Stated exercise ▸
Restate the whole listing word for word. Pictures are left out.
◆ ◆ ◆ ◆ ◆ ◆ ◆
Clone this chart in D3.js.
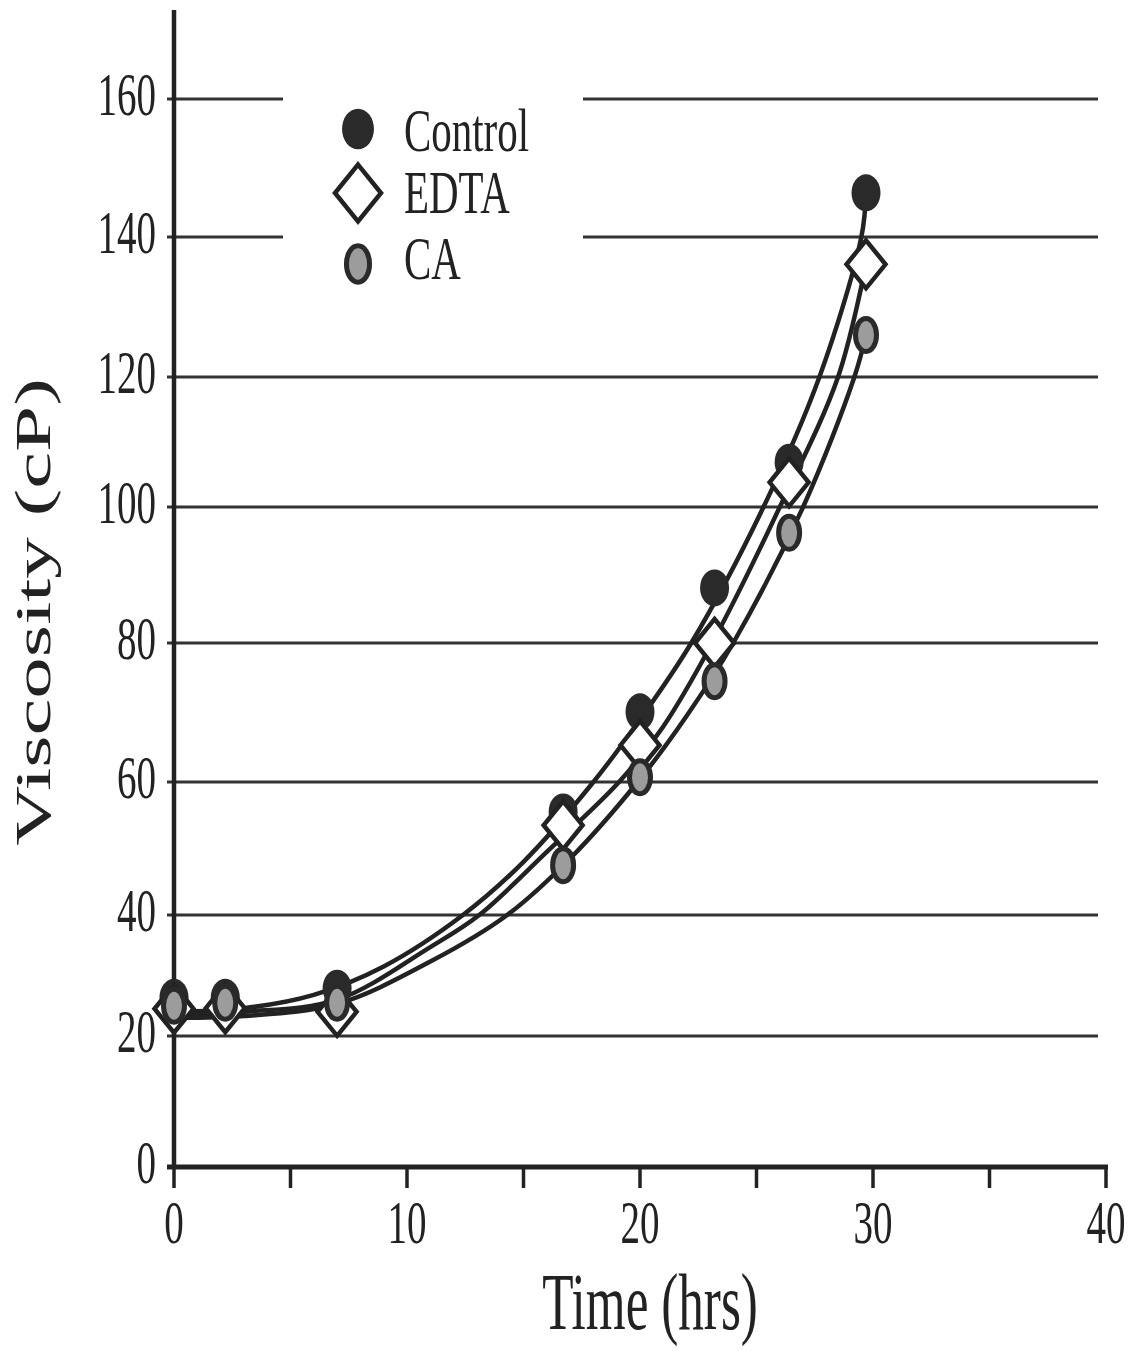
<!DOCTYPE html>
<html>
<head>
<meta charset="utf-8">
<script src="https://cdn.jsdelivr.net/npm/d3@7"></script>
<style>
  body { margin: 0; background: #fff; }
  text { font-family: 'Liberation Serif', 'Times New Roman', serif; fill: #222; }
</style>
</head>
<body>
<svg id="chart" width="1133" height="1351"></svg>
<script>
// data
const seriesNames = ['Control', 'EDTA', 'CA']
const times = [0, 2.2, 7.0, 16.7, 20.0, 23.2, 26.4, 29.7]
const control = [26.4, 26.4, 27.9, 55.5, 70.1, 88.1, 106.9, 146.4]
const edta = [24.5, 24.6, 24.0, 53.5, 65.3, 80.0, 103.8, 136.1]
const ca = [25.0, 25.5, 25.5, 47.5, 60.7, 74.5, 96.2, 126.0]

// fitted curves as [time, viscosity]
const controlFit = [[0, 24], [3, 24.6], [6, 26.8], [9, 31.5], [12.4, 40], [15, 48], [18, 60], [20, 69], [22.2, 80], [25.3, 100], [27.7, 120], [29.5, 140], [29.7, 146.4]]
const edtaFit = [[0, 23.5], [3, 24], [7, 26], [11, 34.7], [13.1, 40], [16, 49.5], [19.1, 60], [21, 68], [23.1, 80], [26, 100], [28.5, 120], [29.7, 136.1]]
const caFit = [[0, 23], [3, 23.3], [7, 25.3], [11, 32.3], [14.3, 40], [17, 48.5], [19.9, 60], [22, 69.5], [24, 80], [27, 100], [29.2, 120], [29.7, 126]]

const xTicks = [0, 5, 10, 15, 20, 25, 30, 35, 40]
const xLabels = [0, 10, 20, 30, 40]
const yTicks = [0, 20, 40, 60, 80, 100, 120, 140, 160]

// layout
const x0 = 174
const x1 = 1106
const gridRight = 1098
// the scanned figure is slightly uneven vertically, so the scale follows its gridlines
const gridPx = [1167, 1036, 915, 782, 643, 507, 377, 237, 99]
const squeeze = 0.64
const ink = '#222'
const serif = "'Liberation Serif', 'Times New Roman', serif"

const svg = d3.select('#chart')

const x = d3.scaleLinear().domain([0, 40]).range([x0, x1])
const y = d3.scaleLinear().domain(yTicks).range(gridPx)

// gridlines (the top two leave room for the legend)
yTicks.slice(1).forEach(v => {
  const segs = v >= 140 ? [[167, 283], [583, gridRight]] : [[167, gridRight]]
  segs.forEach(s => {
    svg.append('line')
      .attr('x1', s[0]).attr('x2', s[1])
      .attr('y1', y(v)).attr('y2', y(v))
      .attr('stroke', '#333')
      .attr('stroke-width', 3)
  })
})

// axes
svg.append('line')
  .attr('x1', x0).attr('x2', x0)
  .attr('y1', 10).attr('y2', y(0) + 2)
  .attr('stroke', ink).attr('stroke-width', 4.5)

svg.append('line')
  .attr('x1', 167).attr('x2', x1 + 2)
  .attr('y1', y(0)).attr('y2', y(0))
  .attr('stroke', ink).attr('stroke-width', 5)

svg.selectAll('.xtick')
  .data(xTicks)
  .enter()
  .append('line')
  .attr('class', 'xtick')
  .attr('x1', d => x(d)).attr('x2', d => x(d))
  .attr('y1', y(0)).attr('y2', y(0) + 21)
  .attr('stroke', ink).attr('stroke-width', 3.5)

svg.selectAll('.xlabel')
  .data(xLabels)
  .enter()
  .append('text')
  .attr('class', 'xlabel')
  .attr('transform', d => `translate(${x(d)},${y(0) + 76}) scale(${squeeze},1)`)
  .attr('text-anchor', 'middle')
  .attr('font-family', serif)
  .attr('font-size', 61)
  .text(d => d)

svg.selectAll('.ylabel')
  .data(yTicks)
  .enter()
  .append('text')
  .attr('class', 'ylabel')
  .attr('transform', d => `translate(156,${y(d) + 16}) scale(${squeeze},1)`)
  .attr('text-anchor', 'end')
  .attr('font-family', serif)
  .attr('font-size', 61)
  .text(d => d)

svg.append('text')
  .attr('transform', `translate(650,1329) scale(${squeeze},1)`)
  .attr('text-anchor', 'middle')
  .attr('font-family', serif)
  .attr('font-size', 80)
  .text('Time (hrs)')

svg.append('text')
  .attr('transform', `translate(50,612) scale(0.6,1) rotate(-90)`)
  .attr('text-anchor', 'middle')
  .attr('font-family', serif)
  .attr('font-size', 83)
  .text('Viscosity (cP)')

// fitted curves
const line = d3.line()
  .x(d => x(d[0]))
  .y(d => y(d[1]))
  .curve(d3.curveCatmullRom.alpha(0.5))

;[controlFit, edtaFit, caFit].forEach(fit => {
  svg.append('path')
    .attr('d', line(fit))
    .attr('fill', 'none')
    .attr('stroke', ink)
    .attr('stroke-width', 4.5)
})

// markers
function drawMarker (g, name, cx, cy, k) {
  if (name === 'Control') {
    g.append('ellipse')
      .attr('cx', cx).attr('cy', cy)
      .attr('rx', 14.5 * k).attr('ry', 18.5 * k)
      .attr('fill', '#2a2a2a')
  } else if (name === 'EDTA') {
    const w = 19.5 * k
    const h = 24 * k
    g.append('path')
      .attr('d', `M${cx},${cy - h}L${cx + w},${cy}L${cx},${cy + h}L${cx - w},${cy}Z`)
      .attr('fill', '#fff')
      .attr('stroke', ink)
      .attr('stroke-width', 4.5)
  } else {
    g.append('ellipse')
      .attr('cx', cx).attr('cy', cy)
      .attr('rx', 10.5 * k).attr('ry', 16.5 * k)
      .attr('fill', '#9c9c9c')
      .attr('stroke', '#2a2a2a')
      .attr('stroke-width', 5)
  }
}

const values = { Control: control, EDTA: edta, CA: ca }
const pts = svg.append('g')
seriesNames.forEach(name => {
  values[name].forEach((v, i) => drawMarker(pts, name, x(times[i]), y(v), 1))
})

// legend
const legendY = [129, 193, 264]
const legendBase = [151, 213, 279]
const leg = svg.append('g')
seriesNames.forEach((name, i) => {
  drawMarker(leg, name, 358, legendY[i], name === 'EDTA' ? 1.18 : 1.1)
  leg.append('text')
    .attr('transform', `translate(404,${legendBase[i]}) scale(0.66,1)`)
    .attr('font-family', serif)
    .attr('font-size', 62)
    .text(name)
})
</script>
</body>
</html>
◆ ◆ ◆ ◆ ◆ ◆ ◆
Complete output ▸
Clone this chart in D3.js.
<!DOCTYPE html>
<html>
<head>
<meta charset="utf-8">
<script src="https://cdn.jsdelivr.net/npm/d3@7"></script>
<style>
  body { margin: 0; background: #fff; }
  text { font-family: 'Liberation Serif', 'Times New Roman', serif; fill: #222; }
</style>
</head>
<body>
<svg id="chart" width="1133" height="1351"></svg>
<script>
// data
const seriesNames = ['Control', 'EDTA', 'CA']
const times = [0, 2.2, 7.0, 16.7, 20.0, 23.2, 26.4, 29.7]
const control = [26.4, 26.4, 27.9, 55.5, 70.1, 88.1, 106.9, 146.4]
const edta = [24.5, 24.6, 24.0, 53.5, 65.3, 80.0, 103.8, 136.1]
const ca = [25.0, 25.5, 25.5, 47.5, 60.7, 74.5, 96.2, 126.0]

// fitted curves as [time, viscosity]
const controlFit = [[0, 24], [3, 24.6], [6, 26.8], [9, 31.5], [12.4, 40], [15, 48], [18, 60], [20, 69], [22.2, 80], [25.3, 100], [27.7, 120], [29.5, 140], [29.7, 146.4]]
const edtaFit = [[0, 23.5], [3, 24], [7, 26], [11, 34.7], [13.1, 40], [16, 49.5], [19.1, 60], [21, 68], [23.1, 80], [26, 100], [28.5, 120], [29.7, 136.1]]
const caFit = [[0, 23], [3, 23.3], [7, 25.3], [11, 32.3], [14.3, 40], [17, 48.5], [19.9, 60], [22, 69.5], [24, 80], [27, 100], [29.2, 120], [29.7, 126]]

const xTicks = [0, 5, 10, 15, 20, 25, 30, 35, 40]
const xLabels = [0, 10, 20, 30, 40]
const yTicks = [0, 20, 40, 60, 80, 100, 120, 140, 160]

// layout
const x0 = 174
const x1 = 1106
const gridRight = 1098
// the scanned figure is slightly uneven vertically, so the scale follows its gridlines
const gridPx = [1167, 1036, 915, 782, 643, 507, 377, 237, 99]
const squeeze = 0.64
const ink = '#222'
const serif = "'Liberation Serif', 'Times New Roman', serif"

const svg = d3.select('#chart')

const x = d3.scaleLinear().domain([0, 40]).range([x0, x1])
const y = d3.scaleLinear().domain(yTicks).range(gridPx)

// gridlines (the top two leave room for the legend)
yTicks.slice(1).forEach(v => {
  const segs = v >= 140 ? [[167, 283], [583, gridRight]] : [[167, gridRight]]
  segs.forEach(s => {
    svg.append('line')
      .attr('x1', s[0]).attr('x2', s[1])
      .attr('y1', y(v)).attr('y2', y(v))
      .attr('stroke', '#333')
      .attr('stroke-width', 3)
  })
})

// axes
svg.append('line')
  .attr('x1', x0).attr('x2', x0)
  .attr('y1', 10).attr('y2', y(0) + 2)
  .attr('stroke', ink).attr('stroke-width', 4.5)

svg.append('line')
  .attr('x1', 167).attr('x2', x1 + 2)
  .attr('y1', y(0)).attr('y2', y(0))
  .attr('stroke', ink).attr('stroke-width', 5)

svg.selectAll('.xtick')
  .data(xTicks)
  .enter()
  .append('line')
  .attr('class', 'xtick')
  .attr('x1', d => x(d)).attr('x2', d => x(d))
  .attr('y1', y(0)).attr('y2', y(0) + 21)
  .attr('stroke', ink).attr('stroke-width', 3.5)

svg.selectAll('.xlabel')
  .data(xLabels)
  .enter()
  .append('text')
  .attr('class', 'xlabel')
  .attr('transform', d => `translate(${x(d)},${y(0) + 76}) scale(${squeeze},1)`)
  .attr('text-anchor', 'middle')
  .attr('font-family', serif)
  .attr('font-size', 61)
  .text(d => d)

svg.selectAll('.ylabel')
  .data(yTicks)
  .enter()
  .append('text')
  .attr('class', 'ylabel')
  .attr('transform', d => `translate(156,${y(d) + 16}) scale(${squeeze},1)`)
  .attr('text-anchor', 'end')
  .attr('font-family', serif)
  .attr('font-size', 61)
  .text(d => d)

svg.append('text')
  .attr('transform', `translate(650,1329) scale(${squeeze},1)`)
  .attr('text-anchor', 'middle')
  .attr('font-family', serif)
  .attr('font-size', 80)
  .text('Time (hrs)')

svg.append('text')
  .attr('transform', `translate(50,612) scale(0.6,1) rotate(-90)`)
  .attr('text-anchor', 'middle')
  .attr('font-family', serif)
  .attr('font-size', 83)
  .text('Viscosity (cP)')

// fitted curves
const line = d3.line()
  .x(d => x(d[0]))
  .y(d => y(d[1]))
  .curve(d3.curveCatmullRom.alpha(0.5))

;[controlFit, edtaFit, caFit].forEach(fit => {
  svg.append('path')
    .attr('d', line(fit))
    .attr('fill', 'none')
    .attr('stroke', ink)
    .attr('stroke-width', 4.5)
})

// markers
function drawMarker (g, name, cx, cy, k) {
  if (name === 'Control') {
    g.append('ellipse')
      .attr('cx', cx).attr('cy', cy)
      .attr('rx', 14.5 * k).attr('ry', 18.5 * k)
      .attr('fill', '#2a2a2a')
  } else if (name === 'EDTA') {
    const w = 19.5 * k
    const h = 24 * k
    g.append('path')
      .attr('d', `M${cx},${cy - h}L${cx + w},${cy}L${cx},${cy + h}L${cx - w},${cy}Z`)
      .attr('fill', '#fff')
      .attr('stroke', ink)
      .attr('stroke-width', 4.5)
  } else {
    g.append('ellipse')
      .attr('cx', cx).attr('cy', cy)
      .attr('rx', 10.5 * k).attr('ry', 16.5 * k)
      .attr('fill', '#9c9c9c')
      .attr('stroke', '#2a2a2a')
      .attr('stroke-width', 5)
  }
}

const values = { Control: control, EDTA: edta, CA: ca }
const pts = svg.append('g')
seriesNames.forEach(name => {
  values[name].forEach((v, i) => drawMarker(pts, name, x(times[i]), y(v), 1))
})

// legend
const legendY = [129, 193, 264]
const legendBase = [151, 213, 279]
const leg = svg.append('g')
seriesNames.forEach((name, i) => {
  drawMarker(leg, name, 358, legendY[i], name === 'EDTA' ? 1.18 : 1.1)
  leg.append('text')
    .attr('transform', `translate(404,${legendBase[i]}) scale(0.66,1)`)
    .attr('font-family', serif)
    .attr('font-size', 62)
    .text(name)
})
</script>
</body>
</html>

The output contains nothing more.